Though already possessing a cult following from its shorter films, the endearing and highly entertaining duo of Wallace (voiced by Peter Sallis), a wacky inventor, and Gromit, Wallace’s silent, prudent, and long-suffering dog, is only now making its first appearance in a full-length feature, The Curse of the Were-Rabbit. Its visually attractive stop-motion animation and its British wit (fueled by the creative efforts of British animator Nick Park) has received nearly universal critical acclaim. It is indeed quite funny, with well-defined characters and generally well-crafted dialogue. Yet despite a fine opening and a laugh-out-loud conclusion, the film fails to sustain momentum. That’s a serious problem for a film that is a mere 90 minutes long, preceded, I hasten to add, by a painfully tedious short from the Madagascar penguins.

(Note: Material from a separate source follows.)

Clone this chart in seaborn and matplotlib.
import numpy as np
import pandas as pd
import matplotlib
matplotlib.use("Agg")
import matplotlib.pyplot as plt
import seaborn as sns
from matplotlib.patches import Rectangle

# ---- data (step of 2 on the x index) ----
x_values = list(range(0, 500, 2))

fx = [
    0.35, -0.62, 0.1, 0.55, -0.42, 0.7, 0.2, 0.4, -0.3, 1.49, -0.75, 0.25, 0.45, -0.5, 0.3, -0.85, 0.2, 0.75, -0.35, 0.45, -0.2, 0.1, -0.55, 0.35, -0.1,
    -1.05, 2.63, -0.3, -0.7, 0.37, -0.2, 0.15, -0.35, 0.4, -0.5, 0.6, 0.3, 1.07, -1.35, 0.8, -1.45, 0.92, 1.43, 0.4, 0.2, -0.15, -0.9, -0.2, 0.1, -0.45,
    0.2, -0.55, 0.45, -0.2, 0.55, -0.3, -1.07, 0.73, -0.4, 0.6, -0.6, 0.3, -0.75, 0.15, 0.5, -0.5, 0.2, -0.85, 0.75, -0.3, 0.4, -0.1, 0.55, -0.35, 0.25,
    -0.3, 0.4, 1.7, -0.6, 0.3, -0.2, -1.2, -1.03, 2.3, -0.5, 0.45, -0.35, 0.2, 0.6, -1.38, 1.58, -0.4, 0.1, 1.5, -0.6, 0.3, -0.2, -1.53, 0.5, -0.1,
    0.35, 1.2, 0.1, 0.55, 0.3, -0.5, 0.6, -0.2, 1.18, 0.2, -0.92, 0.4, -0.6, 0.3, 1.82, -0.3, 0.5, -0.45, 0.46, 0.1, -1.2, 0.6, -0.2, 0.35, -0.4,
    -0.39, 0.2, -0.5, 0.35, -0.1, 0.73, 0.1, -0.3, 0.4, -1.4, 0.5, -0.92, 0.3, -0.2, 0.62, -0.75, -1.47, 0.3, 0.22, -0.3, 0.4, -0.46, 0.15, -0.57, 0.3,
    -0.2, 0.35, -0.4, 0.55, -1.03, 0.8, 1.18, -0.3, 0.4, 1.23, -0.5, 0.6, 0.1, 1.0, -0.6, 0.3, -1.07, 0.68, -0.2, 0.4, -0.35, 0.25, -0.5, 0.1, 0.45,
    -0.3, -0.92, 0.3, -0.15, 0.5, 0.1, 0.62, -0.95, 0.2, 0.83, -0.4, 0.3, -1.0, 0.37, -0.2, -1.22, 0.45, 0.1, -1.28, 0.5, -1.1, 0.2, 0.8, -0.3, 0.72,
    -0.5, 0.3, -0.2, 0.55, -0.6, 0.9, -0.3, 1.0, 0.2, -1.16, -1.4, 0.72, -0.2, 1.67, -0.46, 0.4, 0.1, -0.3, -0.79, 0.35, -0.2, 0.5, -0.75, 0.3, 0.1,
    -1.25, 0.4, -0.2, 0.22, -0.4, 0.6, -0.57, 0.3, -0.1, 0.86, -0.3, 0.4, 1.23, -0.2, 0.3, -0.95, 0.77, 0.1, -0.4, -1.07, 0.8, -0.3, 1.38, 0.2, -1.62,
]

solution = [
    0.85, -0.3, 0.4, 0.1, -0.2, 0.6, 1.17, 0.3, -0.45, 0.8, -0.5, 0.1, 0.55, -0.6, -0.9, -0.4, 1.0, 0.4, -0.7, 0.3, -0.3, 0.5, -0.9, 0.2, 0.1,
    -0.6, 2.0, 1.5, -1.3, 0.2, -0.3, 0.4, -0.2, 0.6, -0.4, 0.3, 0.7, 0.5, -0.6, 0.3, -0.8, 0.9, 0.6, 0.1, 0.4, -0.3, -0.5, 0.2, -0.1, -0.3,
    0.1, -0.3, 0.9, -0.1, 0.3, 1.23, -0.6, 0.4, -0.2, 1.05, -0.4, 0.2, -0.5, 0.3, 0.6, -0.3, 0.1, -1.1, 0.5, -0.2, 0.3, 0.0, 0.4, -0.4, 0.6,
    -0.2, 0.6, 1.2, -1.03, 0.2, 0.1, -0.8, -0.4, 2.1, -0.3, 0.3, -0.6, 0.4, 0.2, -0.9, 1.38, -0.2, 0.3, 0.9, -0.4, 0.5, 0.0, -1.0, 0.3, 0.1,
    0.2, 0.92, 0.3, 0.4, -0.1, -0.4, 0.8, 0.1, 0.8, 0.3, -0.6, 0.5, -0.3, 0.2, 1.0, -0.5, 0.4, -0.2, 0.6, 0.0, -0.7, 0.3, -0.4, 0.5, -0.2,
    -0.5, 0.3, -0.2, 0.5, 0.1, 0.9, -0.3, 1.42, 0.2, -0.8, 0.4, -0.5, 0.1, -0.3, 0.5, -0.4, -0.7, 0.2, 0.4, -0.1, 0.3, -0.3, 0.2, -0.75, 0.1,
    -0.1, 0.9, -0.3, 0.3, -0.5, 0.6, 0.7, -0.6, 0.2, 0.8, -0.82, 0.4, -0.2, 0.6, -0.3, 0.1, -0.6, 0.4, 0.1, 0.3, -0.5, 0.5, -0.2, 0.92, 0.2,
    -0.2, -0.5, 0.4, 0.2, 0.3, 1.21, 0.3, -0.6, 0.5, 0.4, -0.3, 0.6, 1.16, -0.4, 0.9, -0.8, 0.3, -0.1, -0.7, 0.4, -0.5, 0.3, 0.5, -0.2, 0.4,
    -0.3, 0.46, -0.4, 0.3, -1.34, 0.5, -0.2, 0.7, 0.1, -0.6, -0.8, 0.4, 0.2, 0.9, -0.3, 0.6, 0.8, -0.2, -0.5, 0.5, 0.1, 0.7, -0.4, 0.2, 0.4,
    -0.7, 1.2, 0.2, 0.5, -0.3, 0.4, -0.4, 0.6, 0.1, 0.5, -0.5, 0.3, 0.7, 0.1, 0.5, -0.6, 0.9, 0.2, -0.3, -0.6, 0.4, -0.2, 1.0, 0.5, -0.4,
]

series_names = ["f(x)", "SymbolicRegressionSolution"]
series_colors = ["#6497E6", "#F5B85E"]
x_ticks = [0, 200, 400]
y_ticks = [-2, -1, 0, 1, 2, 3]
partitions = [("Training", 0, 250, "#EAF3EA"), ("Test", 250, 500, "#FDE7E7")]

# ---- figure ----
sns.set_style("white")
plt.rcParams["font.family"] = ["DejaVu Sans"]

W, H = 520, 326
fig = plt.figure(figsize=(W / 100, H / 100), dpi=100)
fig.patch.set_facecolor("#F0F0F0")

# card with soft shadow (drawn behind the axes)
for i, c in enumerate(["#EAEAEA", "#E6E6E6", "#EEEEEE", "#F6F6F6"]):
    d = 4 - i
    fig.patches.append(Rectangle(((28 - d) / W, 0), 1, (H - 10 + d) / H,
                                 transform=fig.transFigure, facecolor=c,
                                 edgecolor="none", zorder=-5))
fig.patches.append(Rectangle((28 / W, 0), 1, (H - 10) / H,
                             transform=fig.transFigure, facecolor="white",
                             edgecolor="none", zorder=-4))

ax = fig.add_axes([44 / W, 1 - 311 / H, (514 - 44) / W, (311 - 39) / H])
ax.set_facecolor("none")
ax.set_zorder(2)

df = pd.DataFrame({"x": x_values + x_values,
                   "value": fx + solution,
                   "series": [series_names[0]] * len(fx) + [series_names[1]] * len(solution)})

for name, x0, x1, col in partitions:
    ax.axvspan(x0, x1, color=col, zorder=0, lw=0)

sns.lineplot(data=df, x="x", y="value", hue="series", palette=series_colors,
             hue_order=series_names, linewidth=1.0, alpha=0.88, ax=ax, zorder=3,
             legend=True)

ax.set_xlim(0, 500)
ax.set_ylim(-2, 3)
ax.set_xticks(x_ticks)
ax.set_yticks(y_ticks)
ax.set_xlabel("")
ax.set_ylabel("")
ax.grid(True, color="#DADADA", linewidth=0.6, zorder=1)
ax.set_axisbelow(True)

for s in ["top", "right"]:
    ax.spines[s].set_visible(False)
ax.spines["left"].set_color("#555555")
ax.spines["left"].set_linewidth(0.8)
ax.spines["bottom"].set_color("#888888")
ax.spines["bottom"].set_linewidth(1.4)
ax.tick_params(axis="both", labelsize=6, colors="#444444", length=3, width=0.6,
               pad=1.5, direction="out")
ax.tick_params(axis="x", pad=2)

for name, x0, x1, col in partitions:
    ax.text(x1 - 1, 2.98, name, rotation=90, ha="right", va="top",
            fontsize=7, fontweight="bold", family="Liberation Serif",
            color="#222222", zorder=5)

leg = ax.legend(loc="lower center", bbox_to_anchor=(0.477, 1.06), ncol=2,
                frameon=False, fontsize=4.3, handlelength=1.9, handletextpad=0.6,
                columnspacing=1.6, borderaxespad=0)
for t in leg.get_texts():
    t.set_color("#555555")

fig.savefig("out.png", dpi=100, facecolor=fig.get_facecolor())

As the film opens, we are shown the beginning of a day in the life of Wallace and Gromit, who run Anti-Pesto, a company that uses non-violent means to remove rabbits from local gardens. The entire house seems to be run by electronic gadgets, giving it the feel of the mad professor’s house in Back to the Future. When Wallace receives a call from the well-connected and refined Lady Tottington (Helena Bonham Carter) to secure his services in clearing her property of rabbits in advance of the town’s annual Giant Vegetable competition, Wallace thinks Anti-Pesto has hit the big time. He also quickly falls for Tottington. There is, as one might have guessed, a rival suitor, the imperious Victor Quartermaine (Ralph Fiennes), who wants to settle the rabbit problem with deliberate force: gunfire.

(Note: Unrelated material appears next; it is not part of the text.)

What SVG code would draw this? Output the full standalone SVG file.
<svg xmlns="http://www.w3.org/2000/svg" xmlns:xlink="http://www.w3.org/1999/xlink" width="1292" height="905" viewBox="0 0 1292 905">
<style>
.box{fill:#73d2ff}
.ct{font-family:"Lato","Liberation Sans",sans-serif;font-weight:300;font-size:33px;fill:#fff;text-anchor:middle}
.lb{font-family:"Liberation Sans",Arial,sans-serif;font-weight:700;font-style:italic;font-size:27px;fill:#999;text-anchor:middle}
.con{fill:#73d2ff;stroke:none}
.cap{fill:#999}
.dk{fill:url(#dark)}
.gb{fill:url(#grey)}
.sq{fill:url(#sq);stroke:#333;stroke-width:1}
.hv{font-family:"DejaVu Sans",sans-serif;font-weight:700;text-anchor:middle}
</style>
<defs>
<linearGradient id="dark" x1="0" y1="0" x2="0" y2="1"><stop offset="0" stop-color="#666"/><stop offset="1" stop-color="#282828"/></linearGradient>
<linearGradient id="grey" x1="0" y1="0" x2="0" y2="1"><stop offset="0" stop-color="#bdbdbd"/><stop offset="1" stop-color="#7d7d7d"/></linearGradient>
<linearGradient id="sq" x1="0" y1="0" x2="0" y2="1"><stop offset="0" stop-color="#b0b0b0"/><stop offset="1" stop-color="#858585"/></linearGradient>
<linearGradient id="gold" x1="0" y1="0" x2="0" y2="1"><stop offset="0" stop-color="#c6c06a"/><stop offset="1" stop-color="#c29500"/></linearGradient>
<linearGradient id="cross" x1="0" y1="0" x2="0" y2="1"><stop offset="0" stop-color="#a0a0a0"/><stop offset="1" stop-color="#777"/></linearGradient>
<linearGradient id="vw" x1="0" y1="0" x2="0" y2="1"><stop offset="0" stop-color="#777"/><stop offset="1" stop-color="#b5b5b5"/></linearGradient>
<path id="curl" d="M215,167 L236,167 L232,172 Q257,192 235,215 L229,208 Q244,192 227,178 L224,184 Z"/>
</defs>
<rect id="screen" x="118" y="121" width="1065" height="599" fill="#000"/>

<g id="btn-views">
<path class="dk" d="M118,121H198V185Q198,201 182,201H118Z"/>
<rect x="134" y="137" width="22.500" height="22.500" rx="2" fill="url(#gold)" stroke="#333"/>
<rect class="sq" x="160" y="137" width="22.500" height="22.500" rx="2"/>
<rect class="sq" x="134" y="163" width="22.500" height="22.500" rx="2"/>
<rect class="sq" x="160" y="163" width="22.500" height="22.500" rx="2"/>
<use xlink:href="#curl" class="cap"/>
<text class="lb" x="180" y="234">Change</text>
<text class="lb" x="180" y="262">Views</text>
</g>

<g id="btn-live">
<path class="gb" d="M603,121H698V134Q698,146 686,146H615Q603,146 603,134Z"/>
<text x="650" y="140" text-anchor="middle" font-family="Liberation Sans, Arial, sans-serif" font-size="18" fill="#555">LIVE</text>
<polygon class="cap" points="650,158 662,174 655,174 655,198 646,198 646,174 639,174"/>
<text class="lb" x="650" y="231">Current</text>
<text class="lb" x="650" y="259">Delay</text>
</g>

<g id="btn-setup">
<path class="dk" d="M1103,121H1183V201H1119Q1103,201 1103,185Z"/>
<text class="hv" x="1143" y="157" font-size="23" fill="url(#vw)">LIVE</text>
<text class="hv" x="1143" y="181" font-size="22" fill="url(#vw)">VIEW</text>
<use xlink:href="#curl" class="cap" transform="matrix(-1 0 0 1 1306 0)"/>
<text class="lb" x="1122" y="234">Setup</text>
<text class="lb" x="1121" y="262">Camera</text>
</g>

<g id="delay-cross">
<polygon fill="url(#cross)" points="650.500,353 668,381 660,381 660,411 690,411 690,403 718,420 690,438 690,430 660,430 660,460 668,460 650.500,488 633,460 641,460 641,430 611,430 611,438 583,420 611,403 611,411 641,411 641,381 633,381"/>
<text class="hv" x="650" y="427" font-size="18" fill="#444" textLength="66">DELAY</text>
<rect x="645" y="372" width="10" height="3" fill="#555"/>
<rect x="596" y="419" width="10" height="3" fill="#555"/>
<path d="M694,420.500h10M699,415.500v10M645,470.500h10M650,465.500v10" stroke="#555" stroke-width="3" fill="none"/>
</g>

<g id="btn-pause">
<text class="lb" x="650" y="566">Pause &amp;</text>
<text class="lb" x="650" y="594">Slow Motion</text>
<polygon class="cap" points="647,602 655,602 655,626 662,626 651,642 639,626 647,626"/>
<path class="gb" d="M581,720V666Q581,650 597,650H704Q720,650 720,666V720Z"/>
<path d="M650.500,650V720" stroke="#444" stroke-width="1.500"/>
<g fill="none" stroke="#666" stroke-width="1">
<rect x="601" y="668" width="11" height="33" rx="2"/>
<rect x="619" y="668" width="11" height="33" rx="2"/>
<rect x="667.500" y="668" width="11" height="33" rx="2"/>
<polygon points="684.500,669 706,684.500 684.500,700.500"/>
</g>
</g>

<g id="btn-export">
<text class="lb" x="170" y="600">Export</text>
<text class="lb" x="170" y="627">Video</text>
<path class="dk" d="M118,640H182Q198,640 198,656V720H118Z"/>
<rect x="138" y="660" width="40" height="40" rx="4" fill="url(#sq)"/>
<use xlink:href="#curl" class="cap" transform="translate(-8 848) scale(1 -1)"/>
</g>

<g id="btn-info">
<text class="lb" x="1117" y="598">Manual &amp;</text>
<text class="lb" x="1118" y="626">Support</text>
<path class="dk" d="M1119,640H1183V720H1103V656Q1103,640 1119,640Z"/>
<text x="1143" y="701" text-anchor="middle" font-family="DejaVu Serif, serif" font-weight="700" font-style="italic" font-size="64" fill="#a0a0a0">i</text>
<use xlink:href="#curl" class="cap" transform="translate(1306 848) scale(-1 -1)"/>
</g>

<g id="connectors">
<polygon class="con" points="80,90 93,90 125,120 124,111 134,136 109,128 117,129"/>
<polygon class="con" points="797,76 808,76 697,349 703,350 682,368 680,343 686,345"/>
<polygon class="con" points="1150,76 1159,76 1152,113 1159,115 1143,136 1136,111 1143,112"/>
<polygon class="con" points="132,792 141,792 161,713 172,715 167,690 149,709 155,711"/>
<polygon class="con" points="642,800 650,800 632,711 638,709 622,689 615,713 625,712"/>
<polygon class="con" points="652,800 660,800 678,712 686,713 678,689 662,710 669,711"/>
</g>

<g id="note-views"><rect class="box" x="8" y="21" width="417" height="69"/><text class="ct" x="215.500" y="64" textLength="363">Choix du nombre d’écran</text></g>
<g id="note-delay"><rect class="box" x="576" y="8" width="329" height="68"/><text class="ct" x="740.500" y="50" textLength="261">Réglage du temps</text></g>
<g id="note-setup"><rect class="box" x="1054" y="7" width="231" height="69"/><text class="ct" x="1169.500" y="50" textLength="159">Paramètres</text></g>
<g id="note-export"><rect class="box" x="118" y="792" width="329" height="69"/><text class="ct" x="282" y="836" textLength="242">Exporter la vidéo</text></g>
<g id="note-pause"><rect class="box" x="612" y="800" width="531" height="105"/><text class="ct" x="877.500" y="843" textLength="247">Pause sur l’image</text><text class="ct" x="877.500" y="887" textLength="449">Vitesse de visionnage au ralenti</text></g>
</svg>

Lamenting the need to use any force against the rabbits, Lady Tottington says, “They do so love their veggies. It’s in their little bunny natures and you can’t change that, can you?” Ever the experimentalist, Wallace hatches a plan to cure the bunnies of their “anti-social vegetable-ravaging behavior.” Wallace’s scientific attempt at social engineering has unintended, Frankenstein-ish consequences, of the sort now all too common in science-fiction film. Here the theme is played for laughs rather than lessons; indeed, if the film has a lesson, it has something to do with the mysterious, medicinal powers of cheese.

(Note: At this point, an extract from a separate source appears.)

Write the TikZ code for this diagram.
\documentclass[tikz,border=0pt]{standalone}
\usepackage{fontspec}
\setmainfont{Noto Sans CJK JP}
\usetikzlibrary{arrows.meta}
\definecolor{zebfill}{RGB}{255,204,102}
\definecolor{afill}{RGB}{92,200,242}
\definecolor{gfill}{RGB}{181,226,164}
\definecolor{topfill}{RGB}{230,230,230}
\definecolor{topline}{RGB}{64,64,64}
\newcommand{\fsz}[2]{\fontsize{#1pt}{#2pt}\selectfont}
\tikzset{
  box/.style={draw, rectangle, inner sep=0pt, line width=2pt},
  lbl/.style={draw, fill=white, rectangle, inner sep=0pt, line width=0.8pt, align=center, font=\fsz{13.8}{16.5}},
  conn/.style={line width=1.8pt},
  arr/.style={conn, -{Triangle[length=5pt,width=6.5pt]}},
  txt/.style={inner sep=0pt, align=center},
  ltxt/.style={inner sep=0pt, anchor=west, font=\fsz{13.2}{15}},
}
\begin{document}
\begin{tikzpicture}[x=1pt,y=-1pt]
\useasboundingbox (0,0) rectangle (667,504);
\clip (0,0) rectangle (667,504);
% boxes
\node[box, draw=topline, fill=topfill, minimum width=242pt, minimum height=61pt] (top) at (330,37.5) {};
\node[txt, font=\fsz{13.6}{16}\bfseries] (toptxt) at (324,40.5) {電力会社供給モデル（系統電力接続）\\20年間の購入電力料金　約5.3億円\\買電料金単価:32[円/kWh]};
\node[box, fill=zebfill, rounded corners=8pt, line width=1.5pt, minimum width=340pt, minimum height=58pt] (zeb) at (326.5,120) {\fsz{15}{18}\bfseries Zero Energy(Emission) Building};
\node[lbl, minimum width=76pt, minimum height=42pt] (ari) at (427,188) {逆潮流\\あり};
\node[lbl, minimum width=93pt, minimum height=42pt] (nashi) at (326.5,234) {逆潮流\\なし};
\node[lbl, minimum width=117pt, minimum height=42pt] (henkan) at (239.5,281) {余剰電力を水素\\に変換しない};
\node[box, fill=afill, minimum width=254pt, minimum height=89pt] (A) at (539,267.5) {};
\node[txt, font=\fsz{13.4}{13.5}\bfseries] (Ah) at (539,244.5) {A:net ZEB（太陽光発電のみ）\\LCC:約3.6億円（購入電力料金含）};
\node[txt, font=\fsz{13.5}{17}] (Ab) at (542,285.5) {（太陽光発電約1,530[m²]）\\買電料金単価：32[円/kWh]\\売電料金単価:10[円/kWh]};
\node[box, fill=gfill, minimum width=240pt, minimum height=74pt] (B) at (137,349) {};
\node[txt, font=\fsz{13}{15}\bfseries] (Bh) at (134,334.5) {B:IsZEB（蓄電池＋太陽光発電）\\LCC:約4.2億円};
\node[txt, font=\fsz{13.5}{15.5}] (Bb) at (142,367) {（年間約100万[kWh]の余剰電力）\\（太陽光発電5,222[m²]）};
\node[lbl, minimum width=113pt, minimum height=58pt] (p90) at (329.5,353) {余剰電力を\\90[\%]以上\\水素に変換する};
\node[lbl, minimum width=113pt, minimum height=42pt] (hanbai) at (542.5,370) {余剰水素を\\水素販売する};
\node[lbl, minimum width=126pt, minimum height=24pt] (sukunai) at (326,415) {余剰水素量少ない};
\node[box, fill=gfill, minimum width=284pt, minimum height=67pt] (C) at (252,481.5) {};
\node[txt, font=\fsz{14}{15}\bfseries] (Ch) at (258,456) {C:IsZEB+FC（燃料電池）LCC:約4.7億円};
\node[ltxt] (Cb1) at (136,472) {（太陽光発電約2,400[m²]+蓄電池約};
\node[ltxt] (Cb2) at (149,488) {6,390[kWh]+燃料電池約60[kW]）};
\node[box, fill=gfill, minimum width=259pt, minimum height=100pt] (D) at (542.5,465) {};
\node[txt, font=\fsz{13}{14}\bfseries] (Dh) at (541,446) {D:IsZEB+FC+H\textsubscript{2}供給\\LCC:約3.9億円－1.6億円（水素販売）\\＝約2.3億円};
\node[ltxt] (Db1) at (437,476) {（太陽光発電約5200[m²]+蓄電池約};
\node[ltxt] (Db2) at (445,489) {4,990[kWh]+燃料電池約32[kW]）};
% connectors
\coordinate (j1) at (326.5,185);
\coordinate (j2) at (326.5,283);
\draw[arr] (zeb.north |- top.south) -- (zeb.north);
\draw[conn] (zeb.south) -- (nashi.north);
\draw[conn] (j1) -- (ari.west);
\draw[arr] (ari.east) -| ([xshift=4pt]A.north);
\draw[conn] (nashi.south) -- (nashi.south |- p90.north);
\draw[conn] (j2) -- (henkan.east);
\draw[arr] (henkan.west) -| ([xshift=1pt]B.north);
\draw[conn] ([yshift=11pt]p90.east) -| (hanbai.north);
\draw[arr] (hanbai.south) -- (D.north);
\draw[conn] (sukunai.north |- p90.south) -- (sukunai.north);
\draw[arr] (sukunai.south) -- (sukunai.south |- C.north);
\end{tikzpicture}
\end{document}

The sudden and destructive appearance of the Were-Rabbit, a huge creature who looks and behaves like a cross between King Kong and the StayPuff Marshmallow giant from Ghostbusters, jeopardizes the success and celebrity of Wallace and Gromit. It is at this point that the most entertaining character in the film comes to the fore, the local vicar, whose name is itself quite humorous. Reverend Hedges (Nicholas Smith), who is as passionate as anyone else about the Veggie competition, prays over his produce and walks about singing “We plow the field and scatter . . .” When his garden is attacked by the Were-Rabbit, in an event the newspapers describe as a “Night of Vegetable Carnage,” the reverend proclaims a coming apocalypse: “By tampering with nature and attempting to grow inordinately large vegetables, we’ve brought a terrible judgment on ourselves.”
The film contains a few double entendres that adults will get and little kids will miss. These are not, however, the sort of lewd allusions that make sane parents squirm and wonder why Hollywood supposes adults need sexual humor to make it through a movie with their kids. In addition to the dialogue and the visuals, the sense of a timeless and winsome world commends Park’s Wallace and Gromit to viewers of all ages. There is something magical about the town created by Park, in a Britain populated by garden-cultivating, cheese-loving citizens with bad teeth–an unusual and endearing combination for Americans accustomed to increasingly stylized high-tech animation.